A future incremental build needs to answer “did this .bib change?” before it can decide whether cached citation data is stale. bibliography_content_hash supplies the boundary half of that answer: it pins exactly which bytes feed a bibliography source’s content hash, so two builds of the same file converge on the same [ContentHash] and any edit diverges. The path-shaped identity half lives next door in mos_cache::DependencyId::Bibliography, and the two are paired by mos_cache::BibliographyDependency.

§Hash boundary (design note §4.1)

BibliographyContentHash = H(
    engine_version,               // stamped by ContentHasher::new()
    domain_tag,                   // distinguishes this boundary from other H(...)
    file_bytes                    // raw bytes as read, byte-for-byte, no normalization
)

The bytes are hashed raw: no NFC, no line-ending fold, no BOM strip.

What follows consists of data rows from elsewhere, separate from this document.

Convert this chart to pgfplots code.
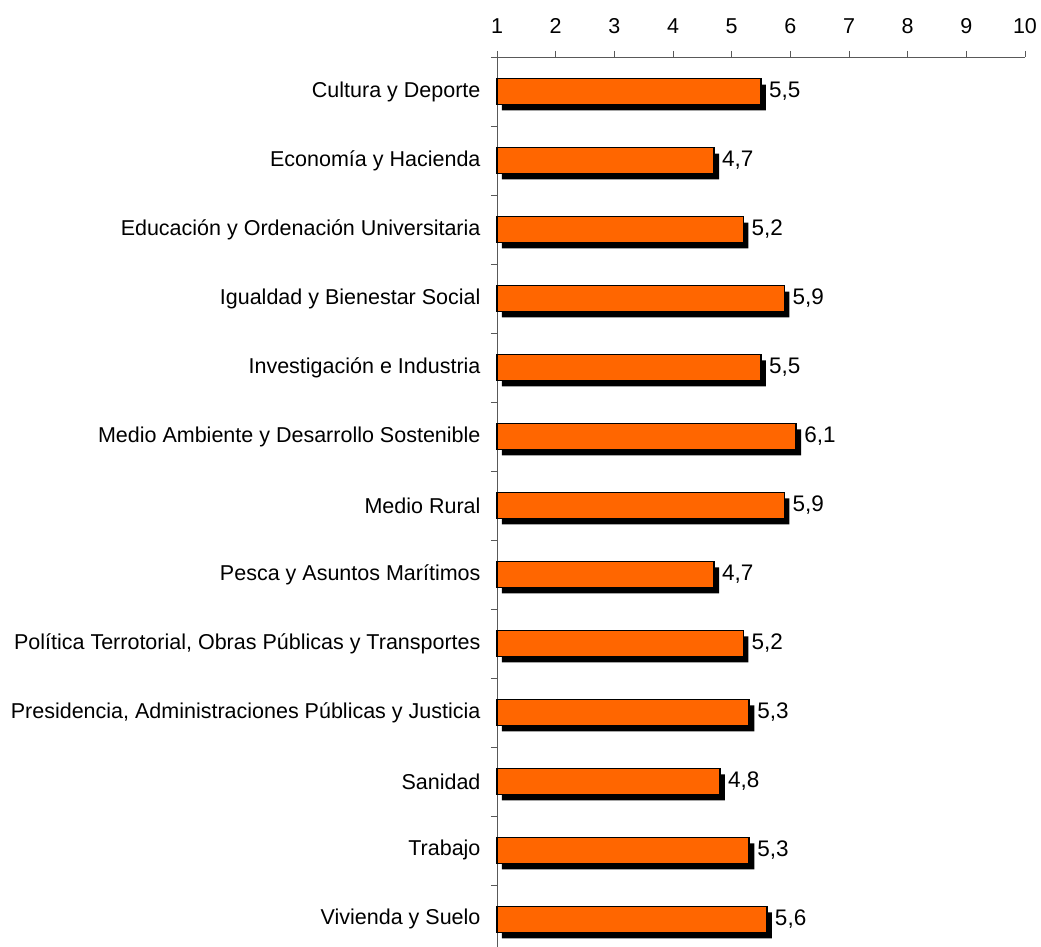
\documentclass[border=0pt]{standalone}
\usepackage{pgfplots}
\usepackage{pgfplotstable}
\pgfplotsset{compat=1.18}
\usetikzlibrary{calc}
\usepackage{fontspec}
\setmainfont{Liberation Sans}
\definecolor{barorange}{HTML}{FF6600}
\pgfplotstableread[col sep=semicolon]{
cat;v
Cultura y Deporte;5.5
Economía y Hacienda;4.7
Educación y Ordenación Universitaria;5.2
Igualdad y Bienestar Social;5.9
Investigación e Industria;5.5
Medio Ambiente y Desarrollo Sostenible;6.1
Medio Rural;5.9
Pesca y Asuntos Marítimos;4.7
Política Terrotorial, Obras Públicas y Transportes;5.2
Presidencia, Administraciones Públicas y Justicia;5.3
Sanidad;4.8
Trabajo;5.3
Vivienda y Suelo;5.6
}\datatable
\begin{document}
\begin{tikzpicture}
\begin{axis}[
  name=ax,
  scale only axis,
  width=528pt, height=890pt,
  y dir=reverse,
  xmin=0, xmax=9,
  ymin=-0.5, ymax=12.4,
  axis x line*=top,
  axis y line*=left,
  axis line style={black!65, line width=0.8pt},
  xtick={0,...,9},
  xticklabels={1,2,3,4,5,6,7,8,9,10},
  ytick={0,...,12},
  yticklabels from table={\datatable}{cat},
  ytick style={draw=none},
  extra y ticks={-0.5,0.5,...,11.5},
  extra y tick labels={},
  extra y tick style={ytick style={draw=black!65, line width=0.8pt}},
  major tick length=6pt,
  tick align=outside,
  xtick style={black!65, line width=0.8pt},
  xticklabel style={font=\fontsize{21.5}{23}\selectfont, yshift=14pt},
  yticklabel style={font=\fontsize{21.5}{23}\selectfont, xshift=-7pt},
  /pgf/number format/assume math mode=true,
  clip=false,
]
\addplot[xbar, bar width=0.376, fill=black, draw=none, xshift=5pt, yshift=-6pt]
  table[x expr=\thisrow{v}-1, y expr=\coordindex] {\datatable};
\addplot[xbar, bar width=0.376, fill=barorange, draw=black, line width=1.6pt,
  point meta=explicit,
  nodes near coords={\pgfmathprintnumber[fixed, fixed zerofill, precision=1, use comma]{\pgfplotspointmeta}},
  nodes near coords style={anchor=west, black, font=\fontsize{22.5}{24}\selectfont, xshift=4pt, /pgf/number format/assume math mode=true}]
  table[x expr=\thisrow{v}-1, y expr=\coordindex, meta=v] {\datatable};
\end{axis}
\pgfresetboundingbox
\path[use as bounding box] ($(ax.south west)+(-497pt,0)$) rectangle ($(ax.south west)+(544pt,947pt)$);
\end{tikzpicture}
\end{document}
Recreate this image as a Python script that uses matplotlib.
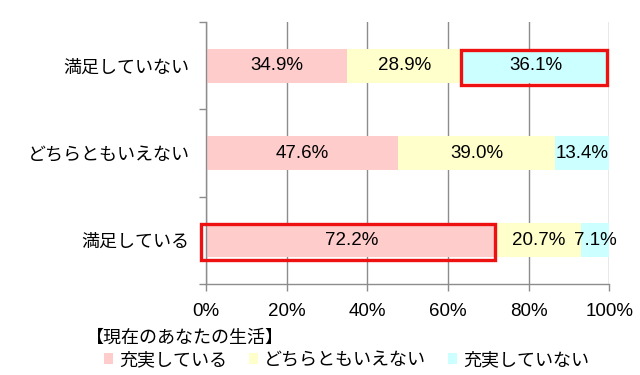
import matplotlib
matplotlib.use("Agg")
import matplotlib.pyplot as plt
from matplotlib.patches import Rectangle, Patch

plt.rcParams['font.family'] = ['Noto Sans CJK JP', 'DejaVu Sans']

# data (bottom -> top)
categories = ["満足している", "どちらともいえない", "満足していない"]
series_names = ["充実している", "どちらともいえない", "充実していない"]
juujitsu = [72.2, 47.6, 34.9]
dochira = [20.7, 39.0, 28.9]
not_juujitsu = [7.1, 13.4, 36.1]
highlight = [(0, 0), (2, 2)]  # (category index, series index)

colors = ["#FFCCCC", "#FFFFCC", "#CCFFFF"]
grid_c = "#8C8C8C"
num_font = ['Liberation Sans', 'DejaVu Sans']

fig = plt.figure(figsize=(6.4, 3.75), dpi=100)
ax = fig.add_axes([0.322, 0.243, 0.630, 0.698])

y = list(range(len(categories)))
height = 0.39
left = [0.0] * len(categories)
bars_all = []
for vals, col in zip([juujitsu, dochira, not_juujitsu], colors):
    bars = ax.barh(y, vals, height=height, left=left, color=col, zorder=2)
    bars_all.append(bars)
    for b, v in zip(bars, vals):
        ax.text(b.get_x() + b.get_width() / 2, b.get_y() + b.get_height() / 2,
                f"{v:.1f}%", ha="center", va="center", fontsize=13.5,
                family=num_font, zorder=4)
    left = [l + v for l, v in zip(left, vals)]

# red highlight boxes
for ci, si in highlight:
    b = bars_all[si][ci]
    rx = b.get_x() - 0.6
    if ci == 0:
        rx = b.get_x() - 1.2
    ax.add_patch(Rectangle((rx, b.get_y() - 0.03), b.get_x() + b.get_width() - rx - 0.5,
                           b.get_height() + 0.02, fill=False, edgecolor="#EE1111",
                           linewidth=2.4, zorder=5, clip_on=False))

ax.set_xlim(0, 100)
ax.set_ylim(-0.5, len(categories) - 0.5)
ax.set_xticks([0, 20, 40, 60, 80, 100])
ax.set_xticklabels([f"{t}%" for t in [0, 20, 40, 60, 80, 100]], family=num_font, fontsize=13.5)
ax.set_yticks([-0.5, 0.5, 1.5, 2.5])
ax.set_yticklabels([])
ax.set_yticks(y, minor=True)
ax.set_yticklabels(categories, minor=True, fontsize=13)
ax.tick_params(axis="y", which="minor", length=0, pad=12)
ax.tick_params(axis="y", which="major", length=5, color=grid_c, width=1)
ax.tick_params(axis="x", length=5, color=grid_c, width=1, pad=9)
ax.xaxis.grid(True, color=grid_c, linewidth=1, zorder=0)
ax.set_axisbelow(True)
for s in ["top", "right"]:
    ax.spines[s].set_visible(False)
for s in ["left", "bottom"]:
    ax.spines[s].set_color(grid_c)
    ax.spines[s].set_linewidth(1)

# legend
fig.text(0.135, 0.099, "【現在のあなたの生活】", fontsize=13, va="center", ha="left")
handles = [Patch(facecolor=c, edgecolor="none") for c in colors]
fig.legend(handles, series_names, loc="center left", bbox_to_anchor=(0.162, 0.040),
           ncol=3, frameon=False, fontsize=13, handlelength=0.5, handleheight=0.5,
           handletextpad=0.35, columnspacing=1.2, borderpad=0, borderaxespad=0)

fig.savefig("out.png", dpi=100)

That mirrors §4.1; the parser does not normalize source today, so the content hash must reflect what the parser actually consumed, or the cache would “forget” cosmetic edits the parser is sensitive to. Filesystem-derived data (mtime, inode, absolute path) is deliberately not an input.

H is [mos_core::ContentHasher]; the shared, engine-version-stamped, length-framed FNV-1a-128 boundary hasher (interim; swappable to BLAKE3 per §9.4 without changing this &[u8] -> ContentHash signature). This boundary just supplies the domain tag and the raw bytes.

Constants§

DOMAIN_TAG 🔒
Domain separator: keeps this boundary’s hashes from colliding with any other H(...) boundary that happens to feed identical bytes. The trailing /v1 versions the framing, independently of engine_version.

Functions§

bibliography_content_hash
Compute the content-hash boundary for one bibliography source’s raw bytes.